→ **Input records**
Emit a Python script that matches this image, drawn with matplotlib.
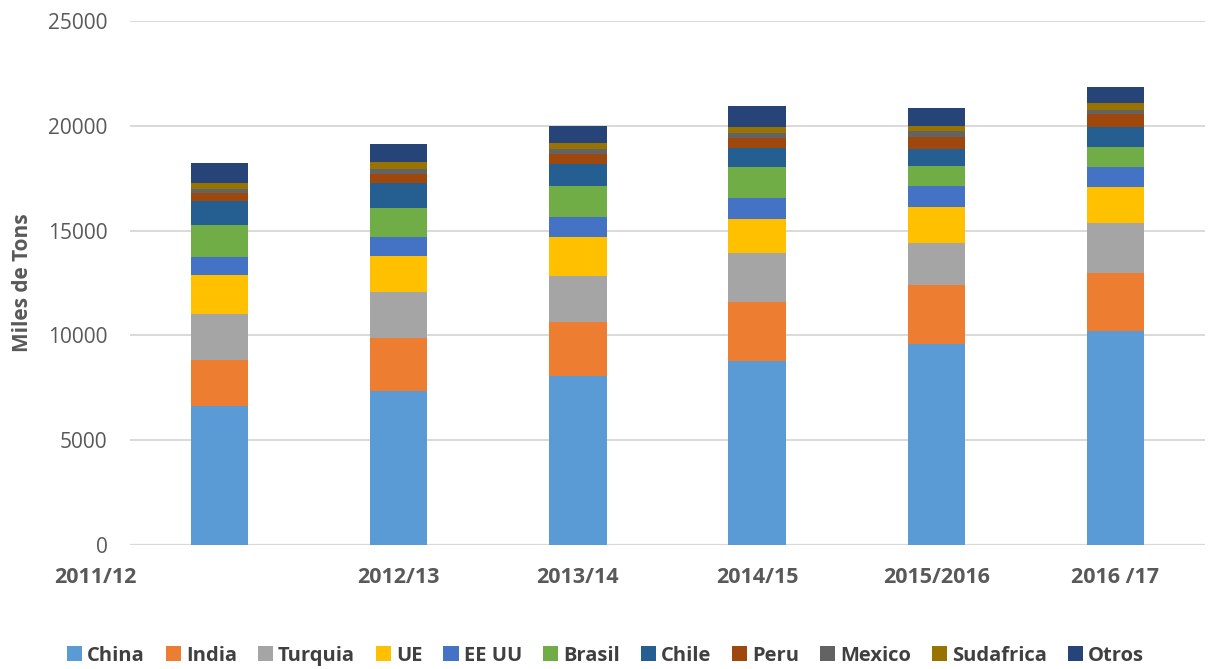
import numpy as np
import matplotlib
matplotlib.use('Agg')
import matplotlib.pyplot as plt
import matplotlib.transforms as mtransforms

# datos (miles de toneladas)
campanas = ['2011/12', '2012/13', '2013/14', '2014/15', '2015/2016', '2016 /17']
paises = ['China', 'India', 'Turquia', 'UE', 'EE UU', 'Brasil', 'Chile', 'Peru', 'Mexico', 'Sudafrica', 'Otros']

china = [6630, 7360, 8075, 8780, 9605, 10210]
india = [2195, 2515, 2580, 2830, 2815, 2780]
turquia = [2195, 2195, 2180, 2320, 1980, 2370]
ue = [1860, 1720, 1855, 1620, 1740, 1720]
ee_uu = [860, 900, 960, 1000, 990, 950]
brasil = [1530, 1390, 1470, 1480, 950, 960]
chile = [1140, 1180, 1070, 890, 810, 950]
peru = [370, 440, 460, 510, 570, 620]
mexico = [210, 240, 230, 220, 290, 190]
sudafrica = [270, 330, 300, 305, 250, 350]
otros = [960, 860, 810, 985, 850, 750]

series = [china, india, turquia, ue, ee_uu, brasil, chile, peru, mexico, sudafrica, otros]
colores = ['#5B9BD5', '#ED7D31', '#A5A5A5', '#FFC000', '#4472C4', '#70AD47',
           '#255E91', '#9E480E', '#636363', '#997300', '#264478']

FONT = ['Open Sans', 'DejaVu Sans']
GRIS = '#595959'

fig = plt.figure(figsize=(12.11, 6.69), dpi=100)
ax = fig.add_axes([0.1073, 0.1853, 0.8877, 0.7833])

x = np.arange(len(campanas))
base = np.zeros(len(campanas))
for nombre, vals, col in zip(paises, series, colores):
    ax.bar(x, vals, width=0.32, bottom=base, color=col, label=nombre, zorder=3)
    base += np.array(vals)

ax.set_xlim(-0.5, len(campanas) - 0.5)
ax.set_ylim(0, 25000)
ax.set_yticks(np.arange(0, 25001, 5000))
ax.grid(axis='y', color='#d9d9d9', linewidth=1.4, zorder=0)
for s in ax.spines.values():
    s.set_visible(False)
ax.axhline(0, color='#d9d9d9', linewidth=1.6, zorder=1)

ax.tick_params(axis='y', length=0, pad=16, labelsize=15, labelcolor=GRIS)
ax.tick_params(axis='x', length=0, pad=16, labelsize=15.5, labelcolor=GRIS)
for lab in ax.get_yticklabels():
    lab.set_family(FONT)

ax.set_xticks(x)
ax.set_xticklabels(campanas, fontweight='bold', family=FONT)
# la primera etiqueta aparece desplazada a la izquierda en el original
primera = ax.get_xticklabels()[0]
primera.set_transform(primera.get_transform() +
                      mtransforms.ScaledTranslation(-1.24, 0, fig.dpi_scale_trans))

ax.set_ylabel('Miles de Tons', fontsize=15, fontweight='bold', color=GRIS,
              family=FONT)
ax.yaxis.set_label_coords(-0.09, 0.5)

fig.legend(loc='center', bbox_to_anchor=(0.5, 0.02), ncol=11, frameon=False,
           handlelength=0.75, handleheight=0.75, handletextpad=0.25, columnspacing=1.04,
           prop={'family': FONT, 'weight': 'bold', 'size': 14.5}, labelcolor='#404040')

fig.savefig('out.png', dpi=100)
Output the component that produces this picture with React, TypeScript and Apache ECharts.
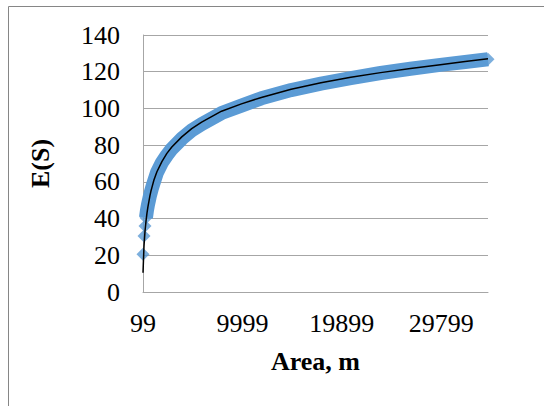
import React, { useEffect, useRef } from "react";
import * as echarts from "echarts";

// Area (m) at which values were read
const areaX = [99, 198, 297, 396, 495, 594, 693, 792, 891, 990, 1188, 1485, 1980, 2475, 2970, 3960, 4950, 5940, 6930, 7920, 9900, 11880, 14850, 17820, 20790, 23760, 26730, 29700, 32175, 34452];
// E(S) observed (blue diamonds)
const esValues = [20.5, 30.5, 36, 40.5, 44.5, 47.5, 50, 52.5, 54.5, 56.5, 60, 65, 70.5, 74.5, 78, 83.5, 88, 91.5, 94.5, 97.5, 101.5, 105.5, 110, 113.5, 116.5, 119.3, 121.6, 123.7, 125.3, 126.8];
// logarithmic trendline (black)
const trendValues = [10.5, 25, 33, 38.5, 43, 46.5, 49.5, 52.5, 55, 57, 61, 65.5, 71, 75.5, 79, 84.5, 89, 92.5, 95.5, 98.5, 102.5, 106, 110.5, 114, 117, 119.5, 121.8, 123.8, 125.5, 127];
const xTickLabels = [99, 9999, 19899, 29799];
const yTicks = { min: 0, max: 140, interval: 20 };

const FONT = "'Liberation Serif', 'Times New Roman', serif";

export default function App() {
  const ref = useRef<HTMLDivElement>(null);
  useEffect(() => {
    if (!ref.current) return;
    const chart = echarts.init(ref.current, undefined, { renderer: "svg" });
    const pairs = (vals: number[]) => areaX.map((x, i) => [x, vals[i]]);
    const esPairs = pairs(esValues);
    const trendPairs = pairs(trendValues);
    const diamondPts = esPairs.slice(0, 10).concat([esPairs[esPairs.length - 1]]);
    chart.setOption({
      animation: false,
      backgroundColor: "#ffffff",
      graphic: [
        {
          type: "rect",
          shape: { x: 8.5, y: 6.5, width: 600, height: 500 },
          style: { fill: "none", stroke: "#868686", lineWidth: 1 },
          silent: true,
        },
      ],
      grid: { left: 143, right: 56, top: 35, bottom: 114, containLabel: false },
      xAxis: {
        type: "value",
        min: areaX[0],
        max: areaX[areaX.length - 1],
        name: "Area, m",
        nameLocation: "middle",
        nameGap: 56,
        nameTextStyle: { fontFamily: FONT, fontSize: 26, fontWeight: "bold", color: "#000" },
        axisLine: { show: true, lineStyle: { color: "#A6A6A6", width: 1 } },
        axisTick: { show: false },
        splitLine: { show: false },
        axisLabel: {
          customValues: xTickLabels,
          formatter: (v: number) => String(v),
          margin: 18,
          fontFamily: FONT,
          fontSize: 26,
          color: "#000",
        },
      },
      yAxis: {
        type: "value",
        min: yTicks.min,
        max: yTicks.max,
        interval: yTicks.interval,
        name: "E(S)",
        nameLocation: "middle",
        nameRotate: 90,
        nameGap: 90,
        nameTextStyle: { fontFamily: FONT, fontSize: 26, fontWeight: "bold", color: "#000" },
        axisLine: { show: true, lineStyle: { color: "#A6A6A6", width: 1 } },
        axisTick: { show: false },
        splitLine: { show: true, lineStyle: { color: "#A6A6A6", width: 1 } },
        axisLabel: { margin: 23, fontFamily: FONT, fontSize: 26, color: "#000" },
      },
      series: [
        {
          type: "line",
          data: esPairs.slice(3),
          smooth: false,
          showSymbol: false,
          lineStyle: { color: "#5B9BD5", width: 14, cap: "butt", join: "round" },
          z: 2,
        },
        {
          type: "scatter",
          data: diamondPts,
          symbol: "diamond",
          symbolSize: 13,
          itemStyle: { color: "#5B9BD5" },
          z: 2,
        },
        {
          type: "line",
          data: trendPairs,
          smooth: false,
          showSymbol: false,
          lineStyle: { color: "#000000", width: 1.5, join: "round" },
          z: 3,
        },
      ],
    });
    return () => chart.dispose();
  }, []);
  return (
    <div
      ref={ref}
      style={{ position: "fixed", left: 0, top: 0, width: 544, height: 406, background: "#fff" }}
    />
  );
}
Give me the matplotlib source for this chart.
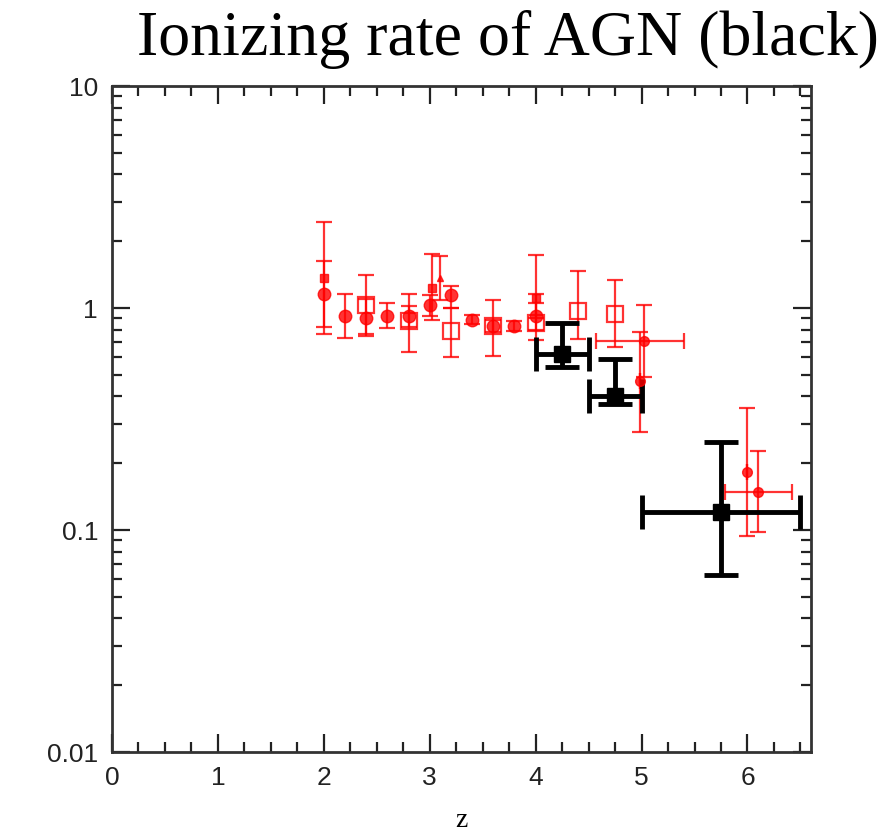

→ **Stated task**
Select from the material above each line in which the string "this" appears, and list those lines.

→ **Exercise output**
Emit a Python script that matches this image, drawn with matplotlib.
Output the component that produces this picture with React, TypeScript and Apache ECharts.
Give me the matplotlib source for this chart.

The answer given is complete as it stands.